Requirement.
The line containing "0.019, 0.02, 0.02];" marks the end: extract everything from the first line of the data through that line, exactly, with no pictures.

Recorded data.
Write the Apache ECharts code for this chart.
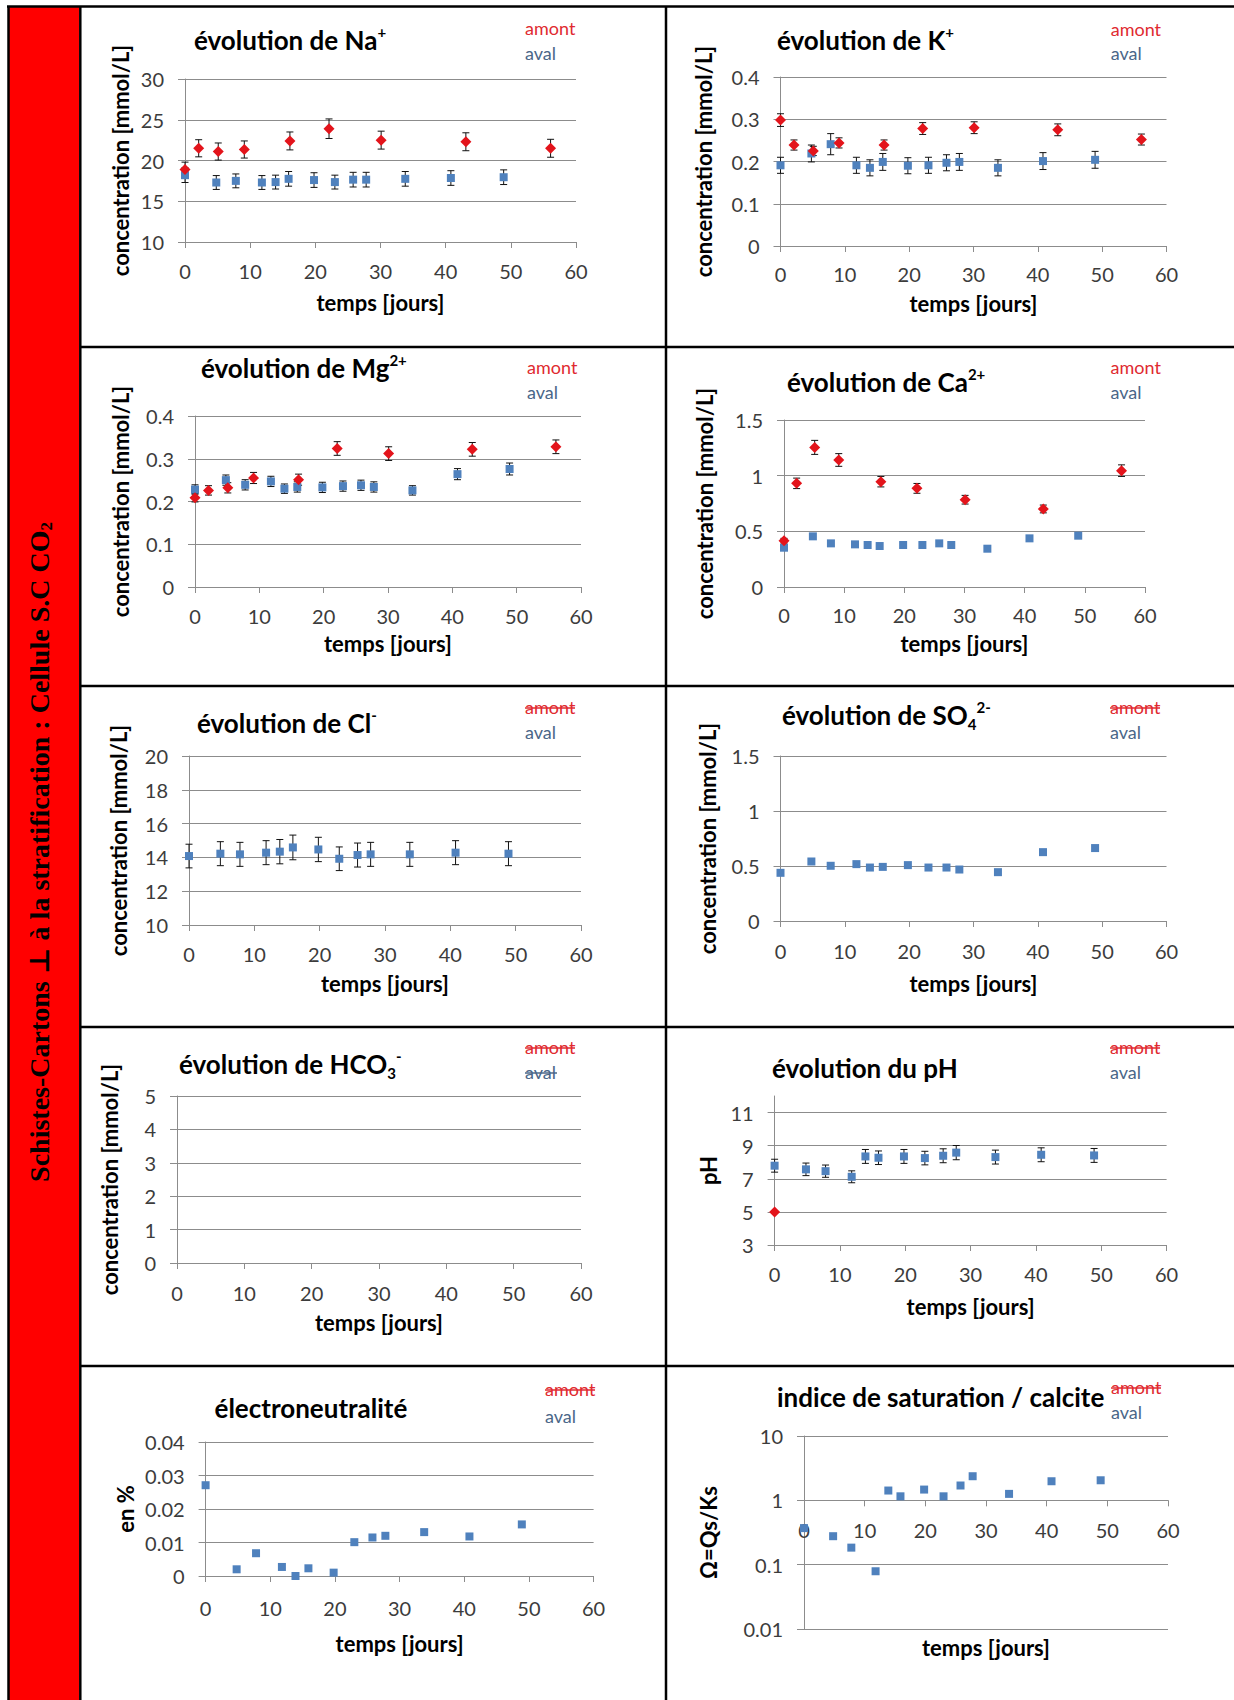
<!DOCTYPE html>
<html><head><meta charset="utf-8">
<script src="https://cdn.jsdelivr.net/npm/echarts@6/dist/echarts.min.js"></script>
<style>html,body{margin:0;padding:0;background:#fff}#c{width:1234px;height:1700px}</style>
</head><body><div id="c"></div>
<script>
// ---------- DATA ----------
const daysAmont = [0, 2.1, 5.1, 9.1, 16.1, 22.1, 30.1, 43.1, 56.1];
const daysAval = [0, 4.8, 7.8, 11.8, 13.9, 15.9, 19.8, 23.0, 25.8, 27.8, 33.8, 40.8, 48.9];
const daysPhAmont = [0];

const naAmont = [18.9, 21.5, 21.1, 21.35, 22.4, 23.9, 22.5, 22.3, 21.5];
const naAmontErr = [0.9, 1.05, 1.05, 1.05, 1.1, 1.2, 1.1, 1.1, 1.1];
const naAval = [18.2, 17.3, 17.5, 17.3, 17.35, 17.75, 17.6, 17.35, 17.65, 17.65, 17.75, 17.85, 17.95];
const naAvalErr = [0.9, 0.85, 0.85, 0.85, 0.85, 0.9, 0.9, 0.85, 0.9, 0.9, 0.9, 0.9, 0.9];

const kAmont = [0.298, 0.239, 0.225, 0.244, 0.239, 0.278, 0.280, 0.275, 0.252];
const kAmontErr = [0.015, 0.012, 0.011, 0.012, 0.012, 0.014, 0.014, 0.014, 0.013];
const kAval = [0.191, 0.219, 0.241, 0.191, 0.185, 0.199, 0.190, 0.191, 0.197, 0.199, 0.185, 0.201, 0.204];
const kAvalErr = [0.019, 0.02, 0.025, 0.019, 0.019, 0.02, 0.019, 0.019, 0.019, 0.02, 0.019, 0.02, 0.02];

const mgAmont = [0.209, 0.226, 0.232, 0.255, 0.251, 0.324, 0.312, 0.322, 0.328];
const mgAmontErr = [0.01, 0.011, 0.012, 0.013, 0.013, 0.016, 0.016, 0.016, 0.016];
const mgAval = [0.228, 0.250, 0.239, 0.247, 0.230, 0.234, 0.233, 0.236, 0.238, 0.234, 0.226, 0.264, 0.276];
const mgAvalErr = [0.011, 0.012, 0.012, 0.012, 0.011, 0.012, 0.012, 0.012, 0.012, 0.012, 0.011, 0.013, 0.014];

const caAmont = [0.416, 0.931, 1.254, 1.141, 0.946, 0.886, 0.784, 0.701, 1.045];
const caAmontErr = [0.021, 0.047, 0.063, 0.057, 0.047, 0.044, 0.039, 0.035, 0.052];
const caAval = [0.353, 0.455, 0.392, 0.383, 0.377, 0.368, 0.377, 0.377, 0.392, 0.377, 0.344, 0.437, 0.461];

const clAval = [14.08, 14.22, 14.18, 14.28, 14.34, 14.59, 14.47, 13.92, 14.14, 14.18, 14.18, 14.28, 14.22];
const clAvalErr = [0.7, 0.71, 0.71, 0.71, 0.72, 0.73, 0.72, 0.7, 0.71, 0.71, 0.71, 0.71, 0.71];

const so4Aval = [0.438, 0.541, 0.502, 0.517, 0.486, 0.492, 0.508, 0.486, 0.486, 0.468, 0.444, 0.626, 0.663];

const phAmont = [5.0];
const phAval = [7.79, 7.57, 7.46, 7.12, 8.35, 8.27, 8.35, 8.25, 8.39, 8.58, 8.31, 8.45, 8.41];
const phAvalErr = [0.39, 0.38, 0.37, 0.36, 0.42, 0.41, 0.42, 0.41, 0.42, 0.43, 0.42, 0.42, 0.42];

const enAval = [0.0271, 0.0020, 0.0068, 0.0027, 0.0000, 0.0023, 0.0010, 0.0101, 0.0115, 0.0120, 0.0131, 0.0118, 0.0154];

const satAval = [0.37, 0.277, 0.184, 0.079, 1.42, 1.155, 1.47, 1.155, 1.70, 2.37, 1.26, 1.98, 2.05];

const xRange = [0, 60, 10];
const yRanges = [[10, 30, 5], [0, 0.4, 0.1], [0, 0.4, 0.1], [0, 1.5, 0.5], [10, 20, 2],
                 [0, 1.5, 0.5], [0, 5, 1], [3, 12, 2], [0, 0.04, 0.01], [0.01, 10, null]];

const titles = [
  [['évolution de Na', 'm'], ['+', 'p']],
  [['évolution de K', 'm'], ['+', 'p']],
  [['évolution de Mg', 'm'], ['2+', 'p']],
  [['évolution de Ca', 'm'], ['2+', 'p']],
  [['évolution de Cl', 'm'], ['-', 'p']],
  [['évolution de SO', 'm'], ['4', 'b'], ['2-', 'p']],
  [['évolution de HCO', 'm'], ['3', 'b'], ['-', 'p']],
  [['évolution du pH', 'm']],
  [['électroneutralité', 'm']],
  [['indice de saturation / calcite', 'm']]
];
const yNames = ['concentration [mmol/L]', 'concentration [mmol/L]', 'concentration [mmol/L]',
  'concentration [mmol/L]', 'concentration [mmol/L]', 'concentration [mmol/L]',
  'concentration [mmol/L]', 'pH', 'en %', 'Ω=Qs/Ks'];
const xName = 'temps [jours]';
const legendNames = ['amont', 'aval'];
const sideTitle = ['Schistes-Cartons ⊥ à la stratification : Cellule S.C CO', '2'];

// series per panel: [amont values, amont err, aval values, aval err]
const panelSeries = [
  [naAmont, naAmontErr, naAval, naAvalErr],
  [kAmont, kAmontErr, kAval, kAvalErr],
  [mgAmont, mgAmontErr, mgAval, mgAvalErr],
  [caAmont, caAmontErr, caAval, null],
  [null, null, clAval, clAvalErr],
  [null, null, so4Aval, null],
  [null, null, null, null],
  [phAmont, null, phAval, phAvalErr],
  [null, null, enAval, null],
  [null, null, satAval, null]
];
// which legend words are struck through
const struck = [[0,0],[0,0],[0,0],[0,0],[1,0],[1,0],[1,1],[1,0],[1,0],[1,0]];

// ---------- LAYOUT (pixels) ----------
const layout = [
  {g:[185,79,391,163],    t:[194,40],    l:[525,28,53],     yg:54, xg:49, xm:19},
  {g:[780.5,77,386,169],  t:[777,40],    l:[1110.7,29,53],  yg:66, xg:46, xm:18},
  {g:[195,416,386,171],   t:[201,368],   l:[527,367,392],   yg:64, xg:45, xm:19},
  {g:[784,420,361,167],   t:[787,382],   l:[1110.5,367,392],yg:69, xg:45, xm:18},
  {g:[189,756,392,169],   t:[197,723],   l:[525,707,732],   yg:60, xg:47, xm:19},
  {g:[780.5,756,386,165], t:[782,715],   l:[1110,707,732],  yg:62, xg:51, xm:20},
  {g:[177,1096,404,167],  t:[179,1064],  l:[525,1047,1072], yg:57, xg:48, xm:20},
  {g:[774.6,1096,392,149],t:[772,1068],  l:[1110,1047,1072],yg:55, xg:50, xm:19},
  {g:[205.6,1442,388,134],t:[214.5,1408],l:[545,1389,1416], yg:69, xg:56, xm:22},
  {g:[804,1436,364,193],  t:[777,1397],  l:[1111,1387,1412],yg:85, xg:10, xm:20}
];

const RED = '#E3141B', BLUE = '#4F81BD';
const LEG_RED = '#E02A30', LEG_BLUE = '#4A6688';
const TXT = '#3c3c3c', GRIDC = '#8c8c8c';
const FONT = 'Lato, "Open Sans", sans-serif';

function errItem(params, api) {
  const x = api.value(0), y = api.value(1), e = api.value(2);
  const p1 = api.coord([x, y + e]), p2 = api.coord([x, y - e]);
  const w = 3.5, st = {stroke: '#111', lineWidth: 1};
  return {type: 'group', children: [
    {type: 'line', shape: {x1: p1[0], y1: p1[1], x2: p2[0], y2: p2[1]}, style: st},
    {type: 'line', shape: {x1: p1[0] - w, y1: p1[1], x2: p1[0] + w, y2: p1[1]}, style: st},
    {type: 'line', shape: {x1: p2[0] - w, y1: p2[1], x2: p2[0] + w, y2: p2[1]}, style: st}
  ]};
}

const grids = [], xAxes = [], yAxes = [], series = [], titleComps = [];
const graphics = [];

// borders & side bar
graphics.push({type: 'rect', shape: {x: 9, y: 7, width: 70, height: 1693}, style: {fill: '#FF0000'}, z: 0});
const lineSt = {stroke: '#000', lineWidth: 2.5};
graphics.push({type: 'line', shape: {x1: 8.5, y1: 6, x2: 8.5, y2: 1700}, style: lineSt});
graphics.push({type: 'line', shape: {x1: 7, y1: 6.5, x2: 1234, y2: 6.5}, style: lineSt});
graphics.push({type: 'line', shape: {x1: 80.3, y1: 6, x2: 80.3, y2: 1700}, style: lineSt});
graphics.push({type: 'line', shape: {x1: 666, y1: 6, x2: 666, y2: 1700}, style: lineSt});
[347, 686, 1027, 1366].forEach(y => graphics.push({type: 'line', shape: {x1: 80, y1: y, x2: 1234, y2: y}, style: lineSt}));
graphics.push({
  type: 'text', x: 39, y: 852, rotation: Math.PI / 2, z: 10,
  style: {
    text: '{a|' + sideTitle[0] + '}{b|' + sideTitle[1] + '}',
    align: 'center', verticalAlign: 'middle',
    rich: {
      a: {fontFamily: '"Liberation Serif", "DejaVu Serif", serif', fontWeight: 'bold', fontSize: 28, fill: '#000', lineHeight: 32},
      b: {fontFamily: '"Liberation Serif", "DejaVu Serif", serif', fontWeight: 'bold', fontSize: 17, fill: '#000', verticalAlign: 'bottom', lineHeight: 22}
    }
  }
});

layout.forEach((L, i) => {
  const [gl, gt, gw, gh] = L.g;
  grids.push({left: gl, top: gt, width: gw, height: gh, containLabel: false, outerBoundsMode: 'none'});
  const yr = yRanges[i];
  const isLog = i === 9;
  xAxes.push({
    gridIndex: i, type: 'value', min: xRange[0], max: xRange[1], interval: xRange[2],
    name: xName, nameLocation: 'middle', nameGap: L.xg,
    nameTextStyle: {fontFamily: FONT, fontWeight: 'bold', fontSize: 22, color: '#000'},
    axisLine: {show: true, onZero: !isLog, lineStyle: {color: GRIDC, width: 1}},
    axisTick: {show: true, length: 6, lineStyle: {color: GRIDC}},
    axisLabel: {fontFamily: FONT, fontSize: 20, color: TXT, margin: L.xm},
    splitLine: {show: false}
  });
  const y = {
    gridIndex: i, type: isLog ? 'log' : 'value', min: yr[0], max: yr[1],
    name: yNames[i], nameLocation: 'middle', nameGap: L.yg,
    nameTextStyle: {fontFamily: FONT, fontWeight: 'bold', fontSize: 22, color: '#000'},
    axisLine: {show: true, onZero: false, lineStyle: {color: GRIDC, width: 1}},
    axisTick: {show: true, length: 7, lineStyle: {color: GRIDC}},
    axisLabel: {fontFamily: FONT, fontSize: 20, color: TXT, margin: 21},
    splitLine: {show: true, lineStyle: {color: GRIDC, width: 1}}
  };
  if (isLog) y.logBase = 10; else y.interval = yr[2];
  if (i === 7) { y.axisLabel.showMaxLabel = false; y.splitLine.showMaxLine = false; }
  yAxes.push(y);

  // title
  const rich = {
    m: {fontFamily: FONT, fontWeight: 'bold', fontSize: 26, color: '#000', lineHeight: 32},
    p: {fontFamily: FONT, fontWeight: 'bold', fontSize: 15, color: '#000', verticalAlign: 'top', lineHeight: 18},
    b: {fontFamily: FONT, fontWeight: 'bold', fontSize: 15, color: '#000', verticalAlign: 'bottom', lineHeight: 18}
  };
  titleComps.push({
    left: L.t[0], top: L.t[1] - 16, padding: 0,
    text: titles[i].map(([s, k]) => '{' + k + '|' + s + '}').join(''),
    textStyle: {rich: rich}
  });

  // legend words
  const cols = [LEG_RED, LEG_BLUE], widths = [50, 32];
  [0, 1].forEach(k => {
    const cy = L.l[1 + k];
    graphics.push({type: 'text', x: L.l[0], y: cy, z: 10,
      style: {text: legendNames[k], fill: cols[k], fontFamily: FONT, fontSize: 18, verticalAlign: 'middle', align: 'left'}});
    if (struck[i][k]) {
      graphics.push({type: 'line', z: 11, shape: {x1: L.l[0], y1: cy + 1, x2: L.l[0] + widths[k], y2: cy + 1},
        style: {stroke: cols[k], lineWidth: 1.5}});
    }
  });

  // series
  const [am, amE, av, avE] = panelSeries[i];
  const dAm = i === 7 ? daysPhAmont : daysAmont;
  if (amE) series.push({type: 'custom', name: 'amont', xAxisIndex: i, yAxisIndex: i, z: 3,
    renderItem: errItem, encode: {x: 0, y: 1}, data: dAm.map((d, k) => [d, am[k], amE[k]])});
  if (avE) series.push({type: 'custom', name: 'aval', xAxisIndex: i, yAxisIndex: i, z: 3,
    renderItem: errItem, encode: {x: 0, y: 1}, data: daysAval.map((d, k) => [d, av[k], avE[k]])});
  if (av) series.push({type: 'scatter', name: 'aval', xAxisIndex: i, yAxisIndex: i, z: 4, clip: false,
    symbol: 'rect', symbolSize: 8, itemStyle: {color: BLUE, opacity: 1},
    data: daysAval.map((d, k) => [d, av[k]])});
  if (am) series.push({type: 'scatter', name: 'amont', xAxisIndex: i, yAxisIndex: i, z: 5, clip: false,
    symbol: 'diamond', symbolSize: 11, itemStyle: {color: RED, opacity: 1},
    data: dAm.map((d, k) => [d, am[k]])});
});

const option = {
  animation: false,
  backgroundColor: '#ffffff',
  title: titleComps,
  grid: grids, xAxis: xAxes, yAxis: yAxes, series: series,
  graphic: {elements: graphics}
};

const chart = echarts.init(document.getElementById('c'), null, {renderer: 'svg'});
chart.setOption(option);
// place the saturation x axis where the log axis passes 1
const py = chart.convertToPixel({yAxisIndex: 9}, 1);
const gBottom = layout[9].g[1] + layout[9].g[3];
xAxes[9].offset = py - gBottom;
xAxes[9].nameGap = gBottom + 7 - py;
chart.setOption({xAxis: xAxes});
</script></body></html>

Response to this task.
Write the Apache ECharts code for this chart.
<!DOCTYPE html>
<html><head><meta charset="utf-8">
<script src="https://cdn.jsdelivr.net/npm/echarts@6/dist/echarts.min.js"></script>
<style>html,body{margin:0;padding:0;background:#fff}#c{width:1234px;height:1700px}</style>
</head><body><div id="c"></div>
<script>
// ---------- DATA ----------
const daysAmont = [0, 2.1, 5.1, 9.1, 16.1, 22.1, 30.1, 43.1, 56.1];
const daysAval = [0, 4.8, 7.8, 11.8, 13.9, 15.9, 19.8, 23.0, 25.8, 27.8, 33.8, 40.8, 48.9];
const daysPhAmont = [0];

const naAmont = [18.9, 21.5, 21.1, 21.35, 22.4, 23.9, 22.5, 22.3, 21.5];
const naAmontErr = [0.9, 1.05, 1.05, 1.05, 1.1, 1.2, 1.1, 1.1, 1.1];
const naAval = [18.2, 17.3, 17.5, 17.3, 17.35, 17.75, 17.6, 17.35, 17.65, 17.65, 17.75, 17.85, 17.95];
const naAvalErr = [0.9, 0.85, 0.85, 0.85, 0.85, 0.9, 0.9, 0.85, 0.9, 0.9, 0.9, 0.9, 0.9];

const kAmont = [0.298, 0.239, 0.225, 0.244, 0.239, 0.278, 0.280, 0.275, 0.252];
const kAmontErr = [0.015, 0.012, 0.011, 0.012, 0.012, 0.014, 0.014, 0.014, 0.013];
const kAval = [0.191, 0.219, 0.241, 0.191, 0.185, 0.199, 0.190, 0.191, 0.197, 0.199, 0.185, 0.201, 0.204];
const kAvalErr = [0.019, 0.02, 0.025, 0.019, 0.019, 0.02, 0.019, 0.019, 0.019, 0.02, 0.019, 0.02, 0.02];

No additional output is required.